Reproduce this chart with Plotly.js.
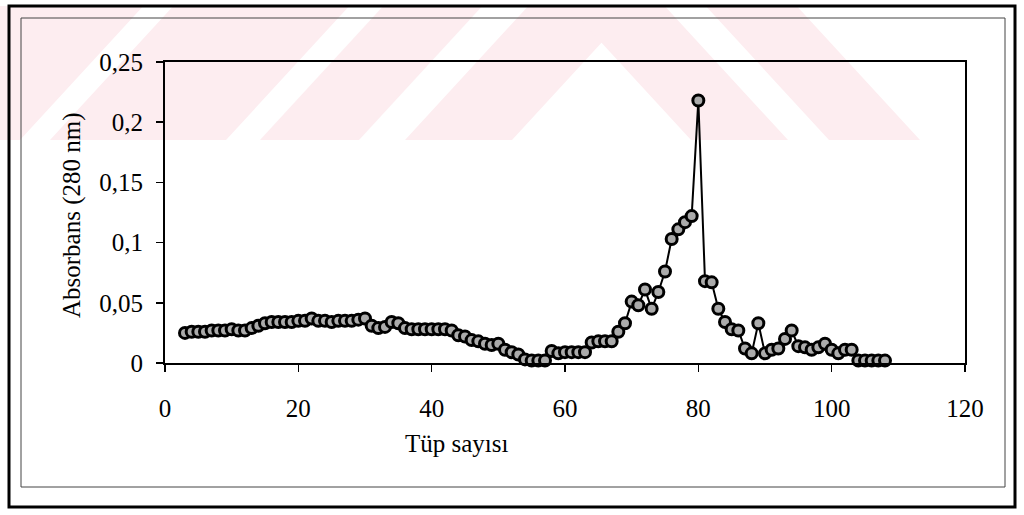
<!DOCTYPE html>
<html>
<head>
<meta charset="utf-8">
<script src="https://cdn.plot.ly/plotly-3.0.1.min.js"></script>
<style>
html,body{margin:0;padding:0;background:#fff;}
#chart{width:1024px;height:515px;}
</style>
</head>
<body>
<div id="chart"></div>
<script>
// ---- data ----
var tubes = [3,4,5,6,7,8,9,10,11,12,13,14,15,16,17,18,19,20,21,22,23,24,25,26,27,28,29,30,
  31,32,33,34,35,36,37,38,39,40,41,42,43,44,45,46,47,48,49,50,51,52,53,54,55,56,57,58,59,60,
  61,62,63,64,65,66,67,68,69,70,71,72,73,74,75,76,77,78,79,80,81,82,83,84,85,86,87,88,89,90,
  91,92,93,94,95,96,97,98,99,100,101,102,103,104,105,106,107,108];
var absorbance = [0.025,0.026,0.026,0.026,0.027,0.027,0.027,0.028,0.027,0.027,0.029,0.031,0.033,0.034,
  0.034,0.034,0.034,0.035,0.035,0.037,0.035,0.035,0.034,0.035,0.035,0.035,0.036,0.037,
  0.031,0.029,0.030,0.034,0.033,0.029,0.028,0.028,0.028,0.028,0.028,0.028,0.027,0.023,
  0.022,0.019,0.018,0.016,0.015,0.016,0.011,0.009,0.007,0.003,0.002,0.002,0.002,0.010,
  0.008,0.009,0.009,0.009,0.009,0.017,0.018,0.018,0.018,0.026,0.033,0.051,0.048,0.061,
  0.045,0.059,0.076,0.103,0.111,0.117,0.122,0.218,0.068,0.067,0.045,0.034,0.028,0.027,
  0.012,0.008,0.033,0.008,0.011,0.012,0.020,0.027,0.014,0.013,0.011,0.013,0.016,0.011,
  0.008,0.011,0.011,0.002,0.002,0.002,0.002,0.002];
var xTicks = [0,20,40,60,80,100,120];
var yTicks = [0,0.05,0.1,0.15,0.2,0.25];
var xTitle = 'Tüp sayısı';
var yTitle = 'Absorbans (280 nm)';

// ---- layout helpers (pixel -> paper) ----
var L = 165, R = 965, T = 62, B = 363, W = 1024, H = 515;
function px(x){ return (x - L) / (R - L); }
function py(y){ return (B - y) / (B - T); }
function poly(pts){
  return pts.map(function(p,i){ return (i ? 'L' : 'M') + px(p[0]) + ',' + py(p[1]); }).join(' ') + ' Z';
}
var pink = '#fdedf0';
var yb = 140, yt = 6, k = 0.92, sh = k * (yb - yt);
function slashBand(a, b){ return poly([[a,yb],[b,yb],[b+sh,yt],[a+sh,yt]]); }
function backBand(a, b){ return poly([[a,yb],[b,yb],[b-sh,yt],[a-sh,yt]]); }

var shapes = [];
[[-130,20],[50,226],[260,359],[405,512]].forEach(function(bd){
  shapes.push({type:'path', xref:'paper', yref:'paper', path:slashBand(bd[0],bd[1]),
    fillcolor:pink, line:{width:0}, layer:'below'});
});
[[691,788],[829,920]].forEach(function(bd){
  shapes.push({type:'path', xref:'paper', yref:'paper', path:backBand(bd[0],bd[1]),
    fillcolor:pink, line:{width:0}, layer:'below'});
});
// outer and inner frames
shapes.push({type:'rect', xref:'paper', yref:'paper', x0:px(9), x1:px(1015), y0:py(507), y1:py(6),
  line:{color:'#000', width:3}, fillcolor:'rgba(0,0,0,0)'});
shapes.push({type:'rect', xref:'paper', yref:'paper', x0:px(21), x1:px(1005), y0:py(487), y1:py(18),
  line:{color:'#444', width:1}, fillcolor:'rgba(0,0,0,0)'});

var font = 'Liberation Serif, Times New Roman, serif';

var trace = {
  x: tubes, y: absorbance, type:'scatter', mode:'lines+markers',
  line:{color:'#000', width:2},
  marker:{size:11, color:'#ababab', line:{color:'#000', width:3}},
  cliponaxis:false, hoverinfo:'x+y'
};

var layout = {
  width:W, height:H,
  margin:{l:L, r:W-R, t:T, b:H-B, pad:0},
  paper_bgcolor:'#fff', plot_bgcolor:'rgba(0,0,0,0)',
  separators:',.',
  showlegend:false,
  font:{family:font, size:25, color:'#000'},
  xaxis:{range:[0,120], tickvals:xTicks, ticks:'outside', ticklen:7, tickwidth:1.5, tickcolor:'#000',
    showline:true, linecolor:'#000', linewidth:2, mirror:true, showgrid:false, zeroline:false,
    ticklabelstandoff:15, tickfont:{family:font, size:25, color:'#000'}},
  yaxis:{range:[0,0.25], tickvals:yTicks, ticks:'outside', ticklen:7, tickwidth:1.5, tickcolor:'#000',
    showline:true, linecolor:'#000', linewidth:2, mirror:true, showgrid:false, zeroline:false,
    ticklabelstandoff:8, tickfont:{family:font, size:25, color:'#000'}},
  shapes: shapes,
  annotations:[
    {text:xTitle, xref:'paper', yref:'paper', x:px(457), y:py(443), showarrow:false,
      xanchor:'center', yanchor:'middle', font:{family:font, size:25, color:'#000'}},
    {text:yTitle, xref:'paper', yref:'paper', x:px(72), y:py(215), showarrow:false, textangle:-90,
      xanchor:'center', yanchor:'middle', font:{family:font, size:25, color:'#000'}}
  ]
};

Plotly.newPlot('chart', [trace], layout, {displayModeBar:false, staticPlot:true});
</script>
</body>
</html>
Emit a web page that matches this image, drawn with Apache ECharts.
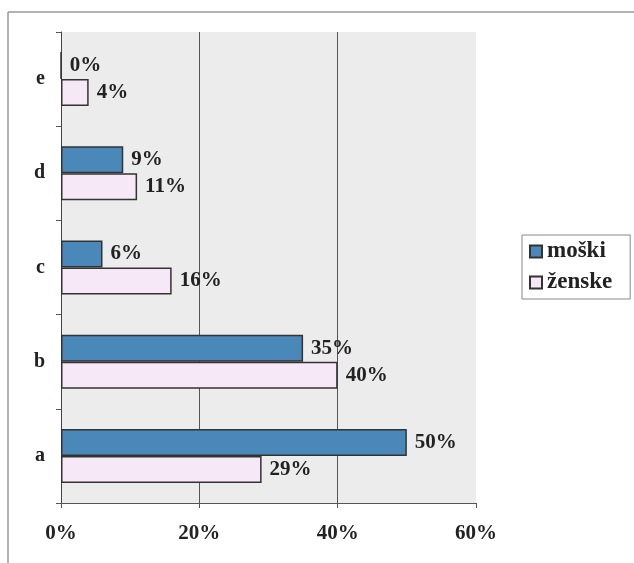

- - - - -

## [Task objective]
List the lines of the entries that include "with".

## [Final result]
Reproduce this chart with Plotly.js.
Emit a web page that matches this image, drawn with Apache ECharts.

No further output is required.